SM: There was a great controversy about his giving the finger to a Spanish reporter last year. What, aside from the gesture itself, does it say about Gehry’s perception of himself?

PG: I think it meant far less than everyone said it did. The greatest significance of it is really more that he has become another celebrity, so that anything he does gets attention. He has always claimed that he had been misquoted, that he did not say that “98 percent of everything that was designed today was pure shit,” but rather that “98 percent of everything that is built and constructed today is pure shit”—that is, everything that makes up the built environment. But what he was really saying is that certain works of architecture are special and have the ability to provide transcendent experiences. That doesn’t mean that everything’s supposed to be that way.

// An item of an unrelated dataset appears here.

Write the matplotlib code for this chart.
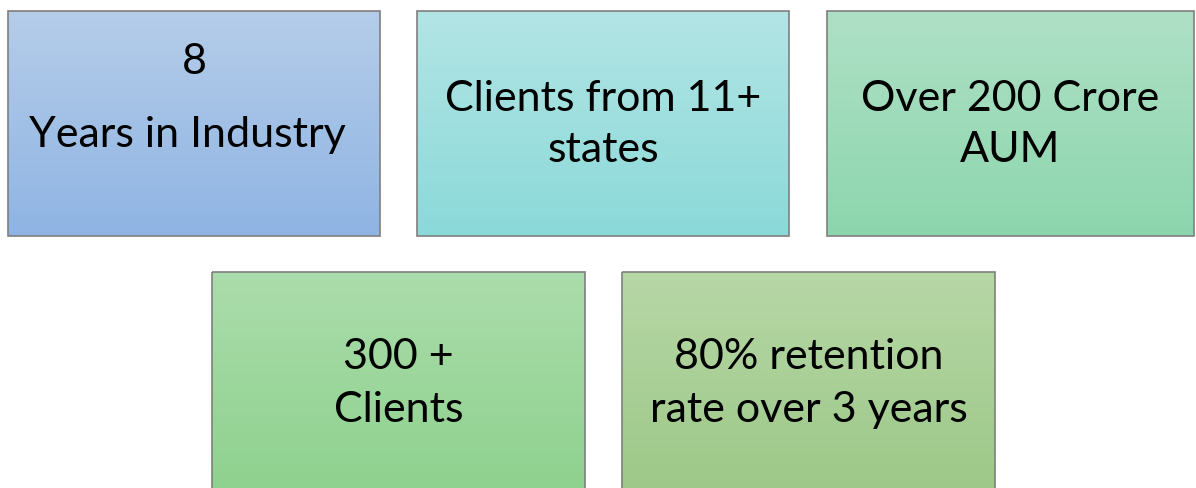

The idea that Frank Gehry is invalid because it would be a terrible world if everything looked like his buildings—of course it would be. But it would also be a pretty horrible life if you had earphones strapped to you and were forced to listen to Beethoven’s symphonies all day long, every day. Great art is not meant to cover the world at every moment and every place. It’s an occasion for very special experiences that impact your psyche and your life in very special ways, but we need background architecture and background other things, too. What Frank was trying to say is “Why are you putting us down”—we architects who are trying to provide those special foreground moments—”it’s not as if we’re trying to say that nothing else matters.” I have to say that I very much agree with him. You can say to the painter, “That’s a very beautiful painting, but why didn’t you put all of that effort into feeding the hungry?” Well, perhaps so. But it’s not a comment that creates any meaningful discourse or yields depths of understanding in your art or in society. Art does not sustain people in the way food sustains people, but great architecture already sustains life’s deeper meaning. I think all Frank was trying to say was “Lay off, that’s all I’m trying to do.”